Objective: Transcribe all of the records word for word, but omit the pictures.

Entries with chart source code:
--------------------------------

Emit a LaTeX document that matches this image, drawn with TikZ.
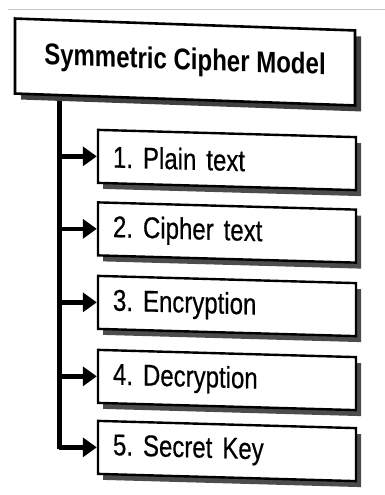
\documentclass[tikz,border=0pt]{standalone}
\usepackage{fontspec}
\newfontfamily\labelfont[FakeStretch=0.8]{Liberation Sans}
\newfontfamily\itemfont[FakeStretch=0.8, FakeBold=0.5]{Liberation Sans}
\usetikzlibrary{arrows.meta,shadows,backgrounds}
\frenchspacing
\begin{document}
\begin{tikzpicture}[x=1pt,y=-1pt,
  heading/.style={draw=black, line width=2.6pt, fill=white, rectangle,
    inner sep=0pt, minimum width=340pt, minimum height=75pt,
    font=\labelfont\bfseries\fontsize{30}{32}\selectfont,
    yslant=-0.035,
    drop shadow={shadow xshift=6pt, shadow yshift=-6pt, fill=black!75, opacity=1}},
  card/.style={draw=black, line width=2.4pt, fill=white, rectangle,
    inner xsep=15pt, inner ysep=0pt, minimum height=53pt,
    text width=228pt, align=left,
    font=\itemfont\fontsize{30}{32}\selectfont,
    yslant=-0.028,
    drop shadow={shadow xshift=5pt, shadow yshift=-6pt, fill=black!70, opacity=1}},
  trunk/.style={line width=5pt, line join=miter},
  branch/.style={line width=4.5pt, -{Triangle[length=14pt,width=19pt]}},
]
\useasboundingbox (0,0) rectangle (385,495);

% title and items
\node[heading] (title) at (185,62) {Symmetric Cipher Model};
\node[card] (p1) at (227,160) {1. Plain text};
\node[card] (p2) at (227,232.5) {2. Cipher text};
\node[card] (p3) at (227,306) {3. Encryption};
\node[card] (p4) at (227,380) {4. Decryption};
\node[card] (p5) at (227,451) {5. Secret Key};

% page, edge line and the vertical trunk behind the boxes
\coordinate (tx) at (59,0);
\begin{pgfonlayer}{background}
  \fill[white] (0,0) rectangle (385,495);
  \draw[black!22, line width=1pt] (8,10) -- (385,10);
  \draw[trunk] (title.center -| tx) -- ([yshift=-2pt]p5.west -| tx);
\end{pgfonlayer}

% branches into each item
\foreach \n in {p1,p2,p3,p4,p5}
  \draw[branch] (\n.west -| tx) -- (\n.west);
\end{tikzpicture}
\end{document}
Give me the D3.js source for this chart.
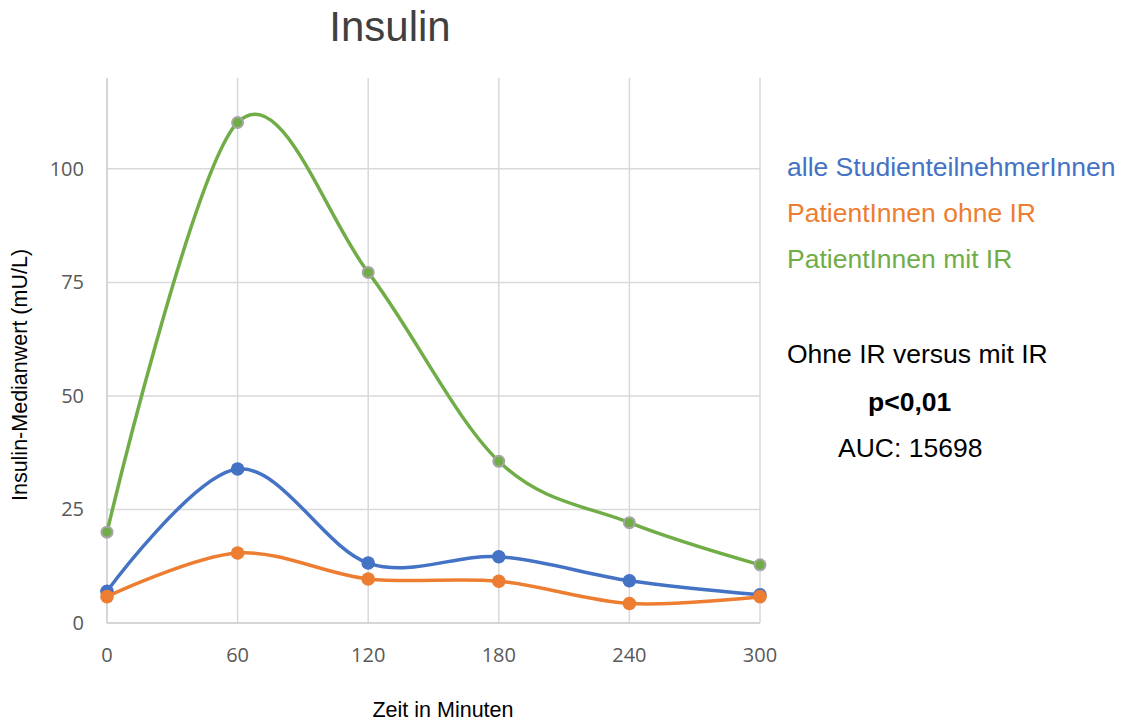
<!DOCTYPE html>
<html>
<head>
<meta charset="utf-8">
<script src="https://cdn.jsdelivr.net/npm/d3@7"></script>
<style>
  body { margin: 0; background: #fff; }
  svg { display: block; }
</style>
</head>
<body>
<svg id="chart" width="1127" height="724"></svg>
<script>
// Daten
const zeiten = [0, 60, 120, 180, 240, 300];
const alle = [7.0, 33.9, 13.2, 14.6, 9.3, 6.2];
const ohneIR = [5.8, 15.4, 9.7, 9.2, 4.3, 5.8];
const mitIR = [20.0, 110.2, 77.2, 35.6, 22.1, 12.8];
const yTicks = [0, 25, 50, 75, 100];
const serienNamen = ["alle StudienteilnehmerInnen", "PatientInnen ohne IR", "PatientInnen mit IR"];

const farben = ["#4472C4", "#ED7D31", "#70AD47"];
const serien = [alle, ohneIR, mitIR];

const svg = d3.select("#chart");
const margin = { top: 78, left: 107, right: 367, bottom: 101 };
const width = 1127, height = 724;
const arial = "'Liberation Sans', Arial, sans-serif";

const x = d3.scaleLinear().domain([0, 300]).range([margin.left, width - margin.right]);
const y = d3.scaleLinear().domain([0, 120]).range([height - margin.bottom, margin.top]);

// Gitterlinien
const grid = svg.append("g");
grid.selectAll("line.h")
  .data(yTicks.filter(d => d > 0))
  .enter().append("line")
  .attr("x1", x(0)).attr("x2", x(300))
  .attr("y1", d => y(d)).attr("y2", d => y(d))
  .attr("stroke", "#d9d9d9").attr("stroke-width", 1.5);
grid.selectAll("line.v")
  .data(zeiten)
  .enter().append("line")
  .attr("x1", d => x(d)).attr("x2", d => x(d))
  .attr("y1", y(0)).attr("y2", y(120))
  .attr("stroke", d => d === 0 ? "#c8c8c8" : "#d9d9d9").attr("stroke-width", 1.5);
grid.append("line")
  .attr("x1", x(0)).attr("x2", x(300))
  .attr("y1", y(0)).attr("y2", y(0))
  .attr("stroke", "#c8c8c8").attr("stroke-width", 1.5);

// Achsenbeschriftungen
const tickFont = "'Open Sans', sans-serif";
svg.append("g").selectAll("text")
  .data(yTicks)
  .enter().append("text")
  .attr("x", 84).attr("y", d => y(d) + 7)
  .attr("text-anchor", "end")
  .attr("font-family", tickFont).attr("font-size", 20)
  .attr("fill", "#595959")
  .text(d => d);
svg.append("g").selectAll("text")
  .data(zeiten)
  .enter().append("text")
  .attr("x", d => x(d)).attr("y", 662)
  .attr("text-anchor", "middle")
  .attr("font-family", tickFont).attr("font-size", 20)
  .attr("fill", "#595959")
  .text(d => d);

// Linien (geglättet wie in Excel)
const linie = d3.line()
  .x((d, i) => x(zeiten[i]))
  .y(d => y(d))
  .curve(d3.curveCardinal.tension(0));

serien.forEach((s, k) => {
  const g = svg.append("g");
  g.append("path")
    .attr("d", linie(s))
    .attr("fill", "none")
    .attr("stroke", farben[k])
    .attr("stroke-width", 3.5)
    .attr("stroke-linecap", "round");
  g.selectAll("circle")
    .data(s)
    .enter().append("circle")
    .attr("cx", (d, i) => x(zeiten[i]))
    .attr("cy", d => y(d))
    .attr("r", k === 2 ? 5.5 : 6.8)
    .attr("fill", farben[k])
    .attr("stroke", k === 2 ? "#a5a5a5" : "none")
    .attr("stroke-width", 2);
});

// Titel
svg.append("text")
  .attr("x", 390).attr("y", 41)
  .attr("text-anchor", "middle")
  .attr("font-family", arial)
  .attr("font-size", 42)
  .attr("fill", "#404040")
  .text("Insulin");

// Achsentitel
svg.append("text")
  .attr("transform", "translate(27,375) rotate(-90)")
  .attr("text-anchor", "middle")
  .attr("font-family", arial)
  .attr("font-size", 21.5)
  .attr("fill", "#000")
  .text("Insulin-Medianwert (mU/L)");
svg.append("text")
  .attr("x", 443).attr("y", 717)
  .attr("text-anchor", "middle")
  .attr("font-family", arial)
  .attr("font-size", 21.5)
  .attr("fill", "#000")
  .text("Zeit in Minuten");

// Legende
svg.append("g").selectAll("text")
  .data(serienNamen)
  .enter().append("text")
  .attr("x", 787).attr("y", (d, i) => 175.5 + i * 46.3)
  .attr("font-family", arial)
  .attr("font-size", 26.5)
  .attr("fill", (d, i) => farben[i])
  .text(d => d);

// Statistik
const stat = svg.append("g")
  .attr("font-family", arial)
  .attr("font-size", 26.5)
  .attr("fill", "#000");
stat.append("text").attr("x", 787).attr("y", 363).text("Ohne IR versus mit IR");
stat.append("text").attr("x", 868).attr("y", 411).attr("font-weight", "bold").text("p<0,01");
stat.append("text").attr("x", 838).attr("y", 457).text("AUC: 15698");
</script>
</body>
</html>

--------------------------------

Exercise result:
Emit a LaTeX document that matches this image, drawn with TikZ.
\documentclass[tikz,border=0pt]{standalone}
\usepackage{fontspec}
\newfontfamily\labelfont[FakeStretch=0.8]{Liberation Sans}
\newfontfamily\itemfont[FakeStretch=0.8, FakeBold=0.5]{Liberation Sans}
\usetikzlibrary{arrows.meta,shadows,backgrounds}
\frenchspacing
\begin{document}
\begin{tikzpicture}[x=1pt,y=-1pt,
  heading/.style={draw=black, line width=2.6pt, fill=white, rectangle,
    inner sep=0pt, minimum width=340pt, minimum height=75pt,
    font=\labelfont\bfseries\fontsize{30}{32}\selectfont,
    yslant=-0.035,
    drop shadow={shadow xshift=6pt, shadow yshift=-6pt, fill=black!75, opacity=1}},
  card/.style={draw=black, line width=2.4pt, fill=white, rectangle,
    inner xsep=15pt, inner ysep=0pt, minimum height=53pt,
    text width=228pt, align=left,
    font=\itemfont\fontsize{30}{32}\selectfont,
    yslant=-0.028,
    drop shadow={shadow xshift=5pt, shadow yshift=-6pt, fill=black!70, opacity=1}},
  trunk/.style={line width=5pt, line join=miter},
  branch/.style={line width=4.5pt, -{Triangle[length=14pt,width=19pt]}},
]
\useasboundingbox (0,0) rectangle (385,495);

% title and items
\node[heading] (title) at (185,62) {Symmetric Cipher Model};
\node[card] (p1) at (227,160) {1. Plain text};
\node[card] (p2) at (227,232.5) {2. Cipher text};
\node[card] (p3) at (227,306) {3. Encryption};
\node[card] (p4) at (227,380) {4. Decryption};
\node[card] (p5) at (227,451) {5. Secret Key};

% page, edge line and the vertical trunk behind the boxes
\coordinate (tx) at (59,0);
\begin{pgfonlayer}{background}
  \fill[white] (0,0) rectangle (385,495);
  \draw[black!22, line width=1pt] (8,10) -- (385,10);
  \draw[trunk] (title.center -| tx) -- ([yshift=-2pt]p5.west -| tx);
\end{pgfonlayer}

% branches into each item
\foreach \n in {p1,p2,p3,p4,p5}
  \draw[branch] (\n.west -| tx) -- (\n.west);
\end{tikzpicture}
\end{document}
Give me the D3.js source for this chart.
<!DOCTYPE html>
<html>
<head>
<meta charset="utf-8">
<script src="https://cdn.jsdelivr.net/npm/d3@7"></script>
<style>
  body { margin: 0; background: #fff; }
  svg { display: block; }
</style>
</head>
<body>
<svg id="chart" width="1127" height="724"></svg>
<script>
// Daten
const zeiten = [0, 60, 120, 180, 240, 300];
const alle = [7.0, 33.9, 13.2, 14.6, 9.3, 6.2];
const ohneIR = [5.8, 15.4, 9.7, 9.2, 4.3, 5.8];
const mitIR = [20.0, 110.2, 77.2, 35.6, 22.1, 12.8];
const yTicks = [0, 25, 50, 75, 100];
const serienNamen = ["alle StudienteilnehmerInnen", "PatientInnen ohne IR", "PatientInnen mit IR"];

const farben = ["#4472C4", "#ED7D31", "#70AD47"];
const serien = [alle, ohneIR, mitIR];

const svg = d3.select("#chart");
const margin = { top: 78, left: 107, right: 367, bottom: 101 };
const width = 1127, height = 724;
const arial = "'Liberation Sans', Arial, sans-serif";

const x = d3.scaleLinear().domain([0, 300]).range([margin.left, width - margin.right]);
const y = d3.scaleLinear().domain([0, 120]).range([height - margin.bottom, margin.top]);

// Gitterlinien
const grid = svg.append("g");
grid.selectAll("line.h")
  .data(yTicks.filter(d => d > 0))
  .enter().append("line")
  .attr("x1", x(0)).attr("x2", x(300))
  .attr("y1", d => y(d)).attr("y2", d => y(d))
  .attr("stroke", "#d9d9d9").attr("stroke-width", 1.5);
grid.selectAll("line.v")
  .data(zeiten)
  .enter().append("line")
  .attr("x1", d => x(d)).attr("x2", d => x(d))
  .attr("y1", y(0)).attr("y2", y(120))
  .attr("stroke", d => d === 0 ? "#c8c8c8" : "#d9d9d9").attr("stroke-width", 1.5);
grid.append("line")
  .attr("x1", x(0)).attr("x2", x(300))
  .attr("y1", y(0)).attr("y2", y(0))
  .attr("stroke", "#c8c8c8").attr("stroke-width", 1.5);

// Achsenbeschriftungen
const tickFont = "'Open Sans', sans-serif";
svg.append("g").selectAll("text")
  .data(yTicks)
  .enter().append("text")
  .attr("x", 84).attr("y", d => y(d) + 7)
  .attr("text-anchor", "end")
  .attr("font-family", tickFont).attr("font-size", 20)
  .attr("fill", "#595959")
  .text(d => d);
svg.append("g").selectAll("text")
  .data(zeiten)
  .enter().append("text")
  .attr("x", d => x(d)).attr("y", 662)
  .attr("text-anchor", "middle")
  .attr("font-family", tickFont).attr("font-size", 20)
  .attr("fill", "#595959")
  .text(d => d);

// Linien (geglättet wie in Excel)
const linie = d3.line()
  .x((d, i) => x(zeiten[i]))
  .y(d => y(d))
  .curve(d3.curveCardinal.tension(0));

serien.forEach((s, k) => {
  const g = svg.append("g");
  g.append("path")
    .attr("d", linie(s))
    .attr("fill", "none")
    .attr("stroke", farben[k])
    .attr("stroke-width", 3.5)
    .attr("stroke-linecap", "round");
  g.selectAll("circle")
    .data(s)
    .enter().append("circle")
    .attr("cx", (d, i) => x(zeiten[i]))
    .attr("cy", d => y(d))
    .attr("r", k === 2 ? 5.5 : 6.8)
    .attr("fill", farben[k])
    .attr("stroke", k === 2 ? "#a5a5a5" : "none")
    .attr("stroke-width", 2);
});

// Titel
svg.append("text")
  .attr("x", 390).attr("y", 41)
  .attr("text-anchor", "middle")
  .attr("font-family", arial)
  .attr("font-size", 42)
  .attr("fill", "#404040")
  .text("Insulin");

// Achsentitel
svg.append("text")
  .attr("transform", "translate(27,375) rotate(-90)")
  .attr("text-anchor", "middle")
  .attr("font-family", arial)
  .attr("font-size", 21.5)
  .attr("fill", "#000")
  .text("Insulin-Medianwert (mU/L)");
svg.append("text")
  .attr("x", 443).attr("y", 717)
  .attr("text-anchor", "middle")
  .attr("font-family", arial)
  .attr("font-size", 21.5)
  .attr("fill", "#000")
  .text("Zeit in Minuten");

// Legende
svg.append("g").selectAll("text")
  .data(serienNamen)
  .enter().append("text")
  .attr("x", 787).attr("y", (d, i) => 175.5 + i * 46.3)
  .attr("font-family", arial)
  .attr("font-size", 26.5)
  .attr("fill", (d, i) => farben[i])
  .text(d => d);

// Statistik
const stat = svg.append("g")
  .attr("font-family", arial)
  .attr("font-size", 26.5)
  .attr("fill", "#000");
stat.append("text").attr("x", 787).attr("y", 363).text("Ohne IR versus mit IR");
stat.append("text").attr("x", 868).attr("y", 411).attr("font-weight", "bold").text("p<0,01");
stat.append("text").attr("x", 838).attr("y", 457).text("AUC: 15698");
</script>
</body>
</html>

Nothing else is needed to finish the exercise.